La situación que Estados Unidos afrontó en Afganistán fue incluso peor de lo que suele ser habitual para quienes aspiran a construir una nación. Desde el principio, la población afgana percibió la presencia estadounidense como una operación extranjera destinada a debilitar su sociedad. No era ese el trato que querían.
¿Qué ocurre cuando los intentos de construcción de un Estado desde arriba van en contra de los deseos de una sociedad? En muchos lugares, la única opción atractiva es la retirada. A veces, esto adopta la forma de un éxodo físico, como muestra James C. Scott en El Arte de no ser gobernado, su estudio sobre el pueblo zomia en el sudeste asiático. O puede significar la cohabitación sin cooperación, como en el caso de los escoceses en Gran Bretaña o los catalanes en España. Pero en una sociedad ferozmente independiente y bien armada con una larga tradición de disputas sangrientas y una historia reciente de guerra civil, la respuesta más probable es el conflicto violento.
Tal vez las cosas podrían haber sido diferentes si la agencia de inteligencia Inter-Services Intelligence de Pakistán no hubiera apoyado a los talibanes cuando fueron derrotados militarmente, si los ataques con aviones no tripulados de la OTAN no hubieran alejado aún más a la población y si las élites afganas apoyadas por Estados Unidos no hubieran sido extravagantemente corruptas. Pero las cartas estaban en contra de la estrategia estadounidense de dar prioridad al Estado. Y el hecho es que los líderes estadounidenses deberían haberlo pensado mejor.

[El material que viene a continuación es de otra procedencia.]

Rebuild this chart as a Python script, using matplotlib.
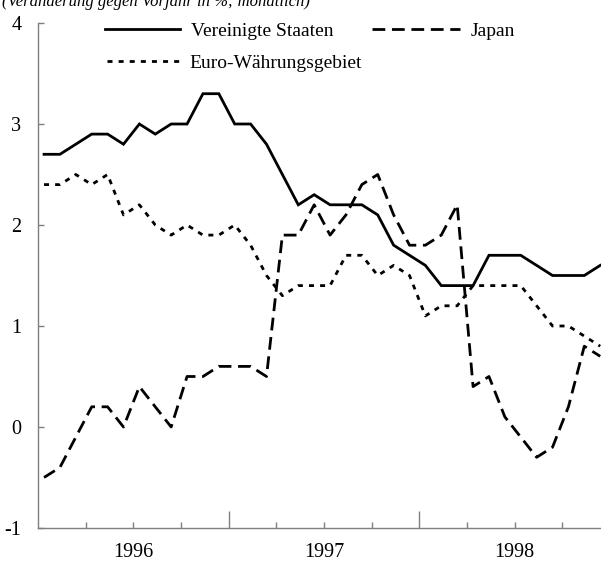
import matplotlib
matplotlib.use("Agg")
import matplotlib.pyplot as plt
import numpy as np

plt.rcParams['font.family'] = ['Liberation Serif', 'DejaVu Serif']

# monthly data Jan 1996 .. Dec 1998
us = [2.7, 2.7, 2.8, 2.9, 2.9, 2.8, 3.0, 2.9, 3.0, 3.0, 3.3, 3.3,
      3.0, 3.0, 2.8, 2.5, 2.2, 2.3, 2.2, 2.2, 2.2, 2.1, 1.8, 1.7,
      1.6, 1.4, 1.4, 1.4, 1.7, 1.7, 1.7, 1.6, 1.5, 1.5, 1.5, 1.6]
japan = [-0.5, -0.4, -0.1, 0.2, 0.2, 0.0, 0.4, 0.2, 0.0, 0.5, 0.5, 0.6,
         0.6, 0.6, 0.5, 1.9, 1.9, 2.2, 1.9, 2.1, 2.4, 2.5, 2.1, 1.8,
         1.8, 1.9, 2.2, 0.4, 0.5, 0.1, -0.1, -0.3, -0.2, 0.2, 0.8, 0.7]
euro = [2.4, 2.4, 2.5, 2.4, 2.5, 2.1, 2.2, 2.0, 1.9, 2.0, 1.9, 1.9,
        2.0, 1.8, 1.5, 1.3, 1.4, 1.4, 1.4, 1.7, 1.7, 1.5, 1.6, 1.5,
        1.1, 1.2, 1.2, 1.4, 1.4, 1.4, 1.4, 1.2, 1.0, 1.0, 0.9, 0.8]
years = ['1996', '1997', '1998']
yticks = [-1, 0, 1, 2, 3, 4]
series_names = ['Vereinigte Staaten', 'Japan', 'Euro-Währungsgebiet']
subtitle = '(Veränderung gegen Vorjahr in %; monatlich)'

W, H = 601, 561
fig = plt.figure(figsize=(W / 100, H / 100), dpi=100)
ax = fig.add_axes([38 / W, 33 / H, 1 - 38 / W, 505 / H])

x = np.arange(len(us)) + 0.38
lw = 2.0
l_us, = ax.plot(x, us, color='black', lw=lw, solid_joinstyle='miter')
l_jp, = ax.plot(x, japan, color='black', lw=lw, dashes=(4.6, 2.4))
l_eu, = ax.plot(x, euro, color='black', lw=lw, dashes=(1.8, 2.2))

ax.set_xlim(0, 35.43)
ax.set_ylim(-1, 4)

spine_col = '#7f7f7f'
for s in ['top', 'right']:
    ax.spines[s].set_visible(False)
for s in ['left', 'bottom']:
    ax.spines[s].set_color(spine_col)
    ax.spines[s].set_linewidth(1.0)

ax.set_yticks(yticks)
ax.set_yticklabels([str(v) for v in yticks])
ax.tick_params(axis='y', direction='in', length=4, width=1, color=spine_col,
               labelsize=14.5, pad=12)

ax.set_xticks([12, 24])
ax.set_xticklabels([])
ax.set_xticks([3, 6, 9, 15, 18, 21, 27, 30, 33], minor=True)
ax.tick_params(axis='x', which='major', direction='in', length=12, width=1,
               color=spine_col)
ax.tick_params(axis='x', which='minor', direction='in', length=4, width=1,
               color=spine_col, labelsize=14.5, pad=11)
ax.set_xticklabels(['', years[0], '', '', years[1], '', '', years[2], ''],
                   minor=True)

common = dict(frameon=False, loc='upper left', borderpad=0, borderaxespad=0,
              handletextpad=0.55, fontsize=14)
fs_px = 14 * 100 / 72
fig.legend([l_us], series_names[:1], bbox_to_anchor=(105 / W, 1 - 22 / H),
           handlelength=75 / fs_px, **common)
fig.legend([l_jp], series_names[1:2], bbox_to_anchor=(372 / W, 1 - 22 / H),
           handlelength=88 / fs_px, **common)
fig.legend([l_eu], series_names[2:], bbox_to_anchor=(107 / W, 1 - 54 / H),
           handlelength=72 / fs_px, **common)

fig.text(2 / W, 1 - 6 / H, subtitle, fontsize=12, style='italic',
         ha='left', va='baseline')

fig.savefig('out.png', dpi=100)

Como documentan Melissa Dell y Pablo Querubín, Estados Unidos adoptó una estrategia similar de arriba hacia abajo en Vietnam, y tuvo resultados estrepitosos. Los lugares que fueron bombardeados para someter al Viet Cong se volvieron aún más solidarios con la insurgencia antiamericana.
Aún más reveladora es la reciente experiencia de las propias fuerzas armadas estadounidenses en Irak. Cómo muestran las investigaciones de Eli Berman, Jacob Shapiro y Joseph Felter , el “aumento” de tropas allí funcionó mucho mejor cuando los estadounidenses trataron de ganarse los corazones y las mentes cultivando el apoyo de los grupos locales. De manera similar, mi propio trabajo con Ali Cheema, Asim Khwaja y James Robinson demuestra que en el Pakistán rural la gente recurre a actores no estatales precisamente cuando piensa que las instituciones estatales son ineficaces y ajenas a ellos.
Nada de esto significa que la retirada no se hubiera podido gestionar mejor, pero después de veinte años de esfuerzos desacertados, Estados Unidos estaba destinado a fracasar en su doble objetivo de retirarse de Afganistán y dejar atrás una sociedad estable y basada en el derecho.
El resultado es una inmensa tragedia humana. Incluso si los talibanes no vuelven a sus peores prácticas, los hombres y especialmente las mujeres afganas pagarán un alto precio por los fracasos de Estados Unidos en los próximos años y décadas.